Danish pension fund P+ has been handed several official orders by the country’s Financial Supervisory Authority (Finanstilsynet, FSA) to correct procedures around its investment in private equity, with the watchdog warning that some of the failings could lead to the wrong degree of risk being taken.

In a report on an inspection the FSA carried out in June into the pension fund’s private equity investments, the authority levelled the criticism that P+ failed to sufficiently document that the data source behind its risk model to estimate the risk premium for private equity relative to listed shares was relevant, representative and reliable.

“This poses a risk that decisions are made involving an inappropriate composition of the investment portfolio – as the risk model is the starting point for the pension fund’s asset allocation strategy,” the FSA said in the report published on Wednesday.

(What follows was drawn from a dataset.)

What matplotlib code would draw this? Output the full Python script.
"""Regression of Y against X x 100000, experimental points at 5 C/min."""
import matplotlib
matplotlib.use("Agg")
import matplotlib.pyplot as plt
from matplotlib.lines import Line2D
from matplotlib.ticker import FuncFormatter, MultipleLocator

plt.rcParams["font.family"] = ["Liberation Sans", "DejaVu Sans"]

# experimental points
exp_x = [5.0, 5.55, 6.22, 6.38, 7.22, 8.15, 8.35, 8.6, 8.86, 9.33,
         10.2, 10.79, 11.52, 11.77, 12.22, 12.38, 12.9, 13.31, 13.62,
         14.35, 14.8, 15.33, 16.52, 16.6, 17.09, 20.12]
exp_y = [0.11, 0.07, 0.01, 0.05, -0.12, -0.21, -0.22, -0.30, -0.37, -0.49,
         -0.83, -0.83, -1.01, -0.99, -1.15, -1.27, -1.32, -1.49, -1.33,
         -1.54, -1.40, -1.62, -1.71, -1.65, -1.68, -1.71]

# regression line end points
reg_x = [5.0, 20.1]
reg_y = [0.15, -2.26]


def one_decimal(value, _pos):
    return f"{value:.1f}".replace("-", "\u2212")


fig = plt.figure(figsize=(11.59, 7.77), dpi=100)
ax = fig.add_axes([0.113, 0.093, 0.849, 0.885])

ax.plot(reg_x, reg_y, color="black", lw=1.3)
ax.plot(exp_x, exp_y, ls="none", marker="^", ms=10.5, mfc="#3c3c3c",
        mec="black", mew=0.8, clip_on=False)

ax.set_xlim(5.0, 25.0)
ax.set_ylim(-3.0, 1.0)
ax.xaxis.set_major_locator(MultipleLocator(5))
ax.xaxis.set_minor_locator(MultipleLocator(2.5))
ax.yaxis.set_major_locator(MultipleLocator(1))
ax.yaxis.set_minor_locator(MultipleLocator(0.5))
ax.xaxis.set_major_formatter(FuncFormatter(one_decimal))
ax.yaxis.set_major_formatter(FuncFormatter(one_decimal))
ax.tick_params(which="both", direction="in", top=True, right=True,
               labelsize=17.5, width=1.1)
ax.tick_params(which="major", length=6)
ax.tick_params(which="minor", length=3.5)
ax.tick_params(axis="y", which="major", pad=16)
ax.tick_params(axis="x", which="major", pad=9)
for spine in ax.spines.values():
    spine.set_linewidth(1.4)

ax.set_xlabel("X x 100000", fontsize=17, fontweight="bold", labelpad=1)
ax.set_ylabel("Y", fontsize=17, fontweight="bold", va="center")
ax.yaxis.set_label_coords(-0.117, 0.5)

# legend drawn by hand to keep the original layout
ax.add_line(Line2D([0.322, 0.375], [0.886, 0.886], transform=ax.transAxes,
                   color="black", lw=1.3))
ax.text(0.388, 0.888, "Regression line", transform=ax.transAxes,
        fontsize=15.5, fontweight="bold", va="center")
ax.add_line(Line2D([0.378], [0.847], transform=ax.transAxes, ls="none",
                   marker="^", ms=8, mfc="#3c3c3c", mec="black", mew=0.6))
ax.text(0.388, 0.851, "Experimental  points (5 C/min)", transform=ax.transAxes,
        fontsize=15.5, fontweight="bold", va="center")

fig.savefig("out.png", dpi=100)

Regarding risk measurement, the FSA said P+’s principles for calculating the risk allowance for the risk model were “not sufficiently anchored in the board of directors”, and that it had issued an order to correct that.

“In addition, the Danish FSA found that the pension fund’s business procedures do not provide sufficient guidance for assessing risk premiums to the risk model,” it said, handing out an order to remedy this problem too.

Among other orders issued, the FSA gave instructions to P+, which describes itself as the pension fund for academics, to make sure its regular management reporting provided an overview of, and insight into, the private equity portfolio and the developments in it, to ensure executive and non-executive directors had an adequate starting point for their work and decisions.

Responding to the FSA’s report, P+ said in a statement on its website: “We take note of the Danish Financial Supervisory Authority’s orders and are in the process of implementing them.”

P+ has increased its allocation to private equity in recent years, and is now approaching the industry average, according to the FSA.

P+’s private equity investments – all made through an external private equity fund manager – amounted to around DKK9.5bn (€1.27bn) as of the second quarter of this year, or some 5.8% of its DKK165bn of total assets, the authority said.

Within private equity, it said the pension fund focused mainly on buyout funds with specialised strategies for medium-sized companies and associated co-investments, supplemented by co-investment funds targeting larger and smaller companies.

Pension and insurance firms’ alternative, unlisted, investments have long been an area of focus for the Danish FSA, which this month issued updated guidance on how they should be managing investment risks for those assets, including private equity.